_DATASET CONTENT:_
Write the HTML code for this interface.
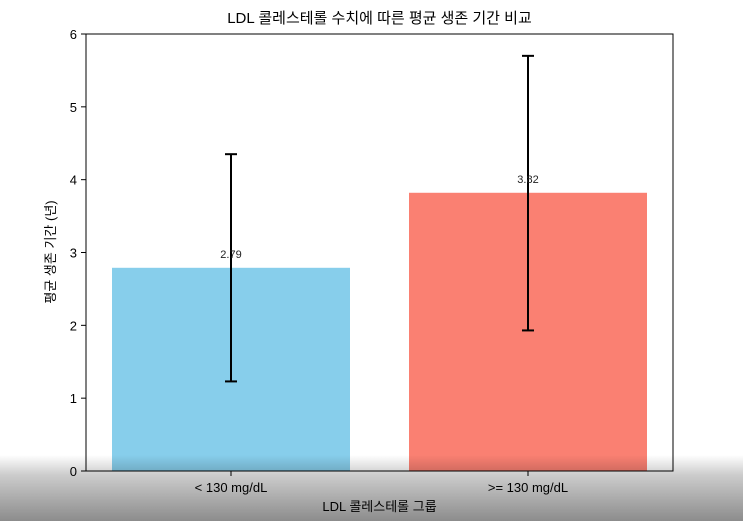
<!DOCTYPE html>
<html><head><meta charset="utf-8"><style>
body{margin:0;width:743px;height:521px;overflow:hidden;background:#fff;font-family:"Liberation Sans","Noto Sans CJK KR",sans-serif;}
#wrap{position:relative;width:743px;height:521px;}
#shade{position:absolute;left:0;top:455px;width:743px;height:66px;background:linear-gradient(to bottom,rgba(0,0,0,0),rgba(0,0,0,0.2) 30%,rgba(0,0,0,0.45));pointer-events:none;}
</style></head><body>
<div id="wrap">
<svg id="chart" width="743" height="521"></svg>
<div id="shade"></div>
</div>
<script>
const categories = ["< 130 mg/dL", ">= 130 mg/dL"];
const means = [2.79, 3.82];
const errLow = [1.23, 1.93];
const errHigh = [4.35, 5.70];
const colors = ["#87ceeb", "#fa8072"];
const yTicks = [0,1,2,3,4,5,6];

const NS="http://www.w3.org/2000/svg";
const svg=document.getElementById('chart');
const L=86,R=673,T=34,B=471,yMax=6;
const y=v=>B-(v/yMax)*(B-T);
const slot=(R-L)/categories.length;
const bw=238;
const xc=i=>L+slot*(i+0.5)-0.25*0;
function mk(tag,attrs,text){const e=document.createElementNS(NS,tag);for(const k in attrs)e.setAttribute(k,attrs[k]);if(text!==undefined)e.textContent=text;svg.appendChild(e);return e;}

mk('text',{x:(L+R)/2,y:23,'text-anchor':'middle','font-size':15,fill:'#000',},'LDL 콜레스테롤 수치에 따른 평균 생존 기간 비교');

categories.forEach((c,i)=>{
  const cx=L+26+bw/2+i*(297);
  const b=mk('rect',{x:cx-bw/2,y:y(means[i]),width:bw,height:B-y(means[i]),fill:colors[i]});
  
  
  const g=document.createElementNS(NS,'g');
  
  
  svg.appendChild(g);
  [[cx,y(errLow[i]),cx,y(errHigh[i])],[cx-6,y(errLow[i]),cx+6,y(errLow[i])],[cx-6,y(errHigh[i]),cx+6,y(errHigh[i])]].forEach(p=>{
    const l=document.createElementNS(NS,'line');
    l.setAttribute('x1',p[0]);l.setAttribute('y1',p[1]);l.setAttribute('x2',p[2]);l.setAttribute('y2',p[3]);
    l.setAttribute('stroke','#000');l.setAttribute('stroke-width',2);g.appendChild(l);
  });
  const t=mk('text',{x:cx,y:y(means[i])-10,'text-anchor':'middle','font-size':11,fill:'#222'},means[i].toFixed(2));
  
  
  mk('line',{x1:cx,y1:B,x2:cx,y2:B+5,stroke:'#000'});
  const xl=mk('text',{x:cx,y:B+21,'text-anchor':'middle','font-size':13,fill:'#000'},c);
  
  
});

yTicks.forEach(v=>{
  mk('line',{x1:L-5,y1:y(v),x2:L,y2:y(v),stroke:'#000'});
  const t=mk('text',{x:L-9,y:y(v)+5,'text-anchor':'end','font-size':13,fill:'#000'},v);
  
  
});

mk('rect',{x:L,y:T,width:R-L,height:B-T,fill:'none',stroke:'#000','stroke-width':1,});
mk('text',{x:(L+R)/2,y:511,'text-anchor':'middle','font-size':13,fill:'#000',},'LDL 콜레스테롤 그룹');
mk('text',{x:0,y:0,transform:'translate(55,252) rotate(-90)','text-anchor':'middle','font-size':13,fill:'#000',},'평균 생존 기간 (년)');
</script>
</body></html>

_WORK TO BE COMPLETED:_
Repeat the material above verbatim. Leave the pictures behind.

_FINAL ANSWER:_
Write the HTML code for this interface.
<!DOCTYPE html>
<html><head><meta charset="utf-8"><style>
body{margin:0;width:743px;height:521px;overflow:hidden;background:#fff;font-family:"Liberation Sans","Noto Sans CJK KR",sans-serif;}
#wrap{position:relative;width:743px;height:521px;}
#shade{position:absolute;left:0;top:455px;width:743px;height:66px;background:linear-gradient(to bottom,rgba(0,0,0,0),rgba(0,0,0,0.2) 30%,rgba(0,0,0,0.45));pointer-events:none;}
</style></head><body>
<div id="wrap">
<svg id="chart" width="743" height="521"></svg>
<div id="shade"></div>
</div>
<script>
const categories = ["< 130 mg/dL", ">= 130 mg/dL"];
const means = [2.79, 3.82];
const errLow = [1.23, 1.93];
const errHigh = [4.35, 5.70];
const colors = ["#87ceeb", "#fa8072"];
const yTicks = [0,1,2,3,4,5,6];

const NS="http://www.w3.org/2000/svg";
const svg=document.getElementById('chart');
const L=86,R=673,T=34,B=471,yMax=6;
const y=v=>B-(v/yMax)*(B-T);
const slot=(R-L)/categories.length;
const bw=238;
const xc=i=>L+slot*(i+0.5)-0.25*0;
function mk(tag,attrs,text){const e=document.createElementNS(NS,tag);for(const k in attrs)e.setAttribute(k,attrs[k]);if(text!==undefined)e.textContent=text;svg.appendChild(e);return e;}

mk('text',{x:(L+R)/2,y:23,'text-anchor':'middle','font-size':15,fill:'#000',},'LDL 콜레스테롤 수치에 따른 평균 생존 기간 비교');

categories.forEach((c,i)=>{
  const cx=L+26+bw/2+i*(297);
  const b=mk('rect',{x:cx-bw/2,y:y(means[i]),width:bw,height:B-y(means[i]),fill:colors[i]});
  
  
  const g=document.createElementNS(NS,'g');
  
  
  svg.appendChild(g);
  [[cx,y(errLow[i]),cx,y(errHigh[i])],[cx-6,y(errLow[i]),cx+6,y(errLow[i])],[cx-6,y(errHigh[i]),cx+6,y(errHigh[i])]].forEach(p=>{
    const l=document.createElementNS(NS,'line');
    l.setAttribute('x1',p[0]);l.setAttribute('y1',p[1]);l.setAttribute('x2',p[2]);l.setAttribute('y2',p[3]);
    l.setAttribute('stroke','#000');l.setAttribute('stroke-width',2);g.appendChild(l);
  });
  const t=mk('text',{x:cx,y:y(means[i])-10,'text-anchor':'middle','font-size':11,fill:'#222'},means[i].toFixed(2));
  
  
  mk('line',{x1:cx,y1:B,x2:cx,y2:B+5,stroke:'#000'});
  const xl=mk('text',{x:cx,y:B+21,'text-anchor':'middle','font-size':13,fill:'#000'},c);
  
  
});

yTicks.forEach(v=>{
  mk('line',{x1:L-5,y1:y(v),x2:L,y2:y(v),stroke:'#000'});
  const t=mk('text',{x:L-9,y:y(v)+5,'text-anchor':'end','font-size':13,fill:'#000'},v);
  
  
});

mk('rect',{x:L,y:T,width:R-L,height:B-T,fill:'none',stroke:'#000','stroke-width':1,});
mk('text',{x:(L+R)/2,y:511,'text-anchor':'middle','font-size':13,fill:'#000',},'LDL 콜레스테롤 그룹');
mk('text',{x:0,y:0,transform:'translate(55,252) rotate(-90)','text-anchor':'middle','font-size':13,fill:'#000',},'평균 생존 기간 (년)');
</script>
</body></html>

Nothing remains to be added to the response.